El final de una aventura puede gustar más o menos, puede ser mejor o peor, incluso esos enemigos principales que marcan el fin de una etapa y que nos acercan al desenlace final, incluyendo ese último encontronazo, pueden no estar a la altura de los momentos o las sensaciones vividas durante toda la partida, incluso a lo largo de toda la serie. Cuando piensas en esta saga es normal que automáticamente vengan a tu cabeza las figuras de Ganon, la princesa Zelda, las mazmorras… elementos casi sagrados. Sin embargo a mi lo que siempre me ha marcado en The Legend of Zelda ha sido el camino de aprendizaje a recorrer hasta llegar a esas figuras o momentos clave, las situaciones a las que tengo que hacer frente para poder hacerme más fuerte, los personajes increíbles que vas conociendo, la exploración, la sorpresa… y por supuesto la magia y la naturaleza que inunda cada uno de los rincones de sus escenarios, desde la pradera más vasta hasta la aldea más diminuta del juego. Dicen que lo que de verdad importa es gozar del viaje, disfrutar de los momentos que te dejan sin aliento y recordar cómo has llegado hasta la cima. The Legend of Zelda: Breath of the Wild sabe mucho de todo esto.

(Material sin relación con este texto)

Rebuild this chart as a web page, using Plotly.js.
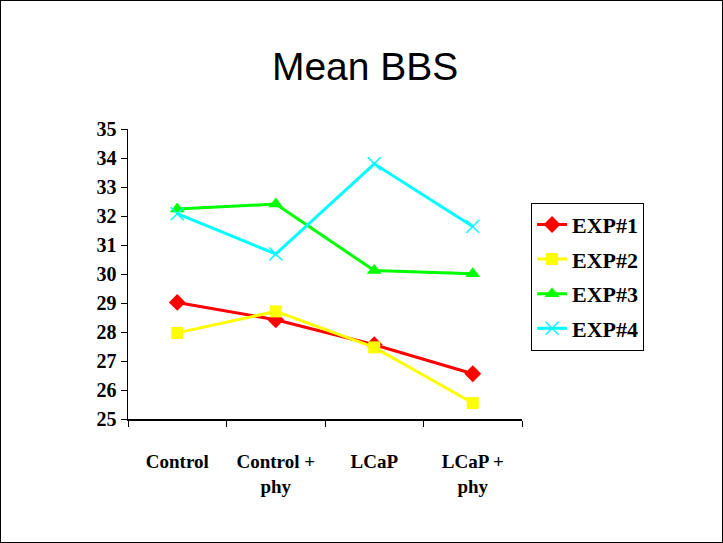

Entiendo perfectamente de lo que hablas. Son pocos los juegos que consiguen algo así. La última vez que me pasó algo similar fue con The Last Guardian. Sudé sangre para sacarme el platino (el trofeo de las pistas fue un auténtico infierno, que solo mediante un post en el que comentábamos 50 jugadores de todo el mundo pudimos, entre todos, sacar), pero en el fondo sabía que cuando lo sacara y aparcase el juego iba a quedarme una sensación interior de vacío difícil de llenar. Y así fue. A día de hoy sigue sin llenarse ese hueco. Tal vez hasta lo próximo de Kojima, del mismo Ueda, o hasta que juegue este Breath of the Wild.
The Witcher 3, Final Fantasy VII, Zelda BOTW, Fantasy Life, Ni no kuni… por poner unos ejemplos. Tantas veces que me ha pasado… y espero que me pase muchas más.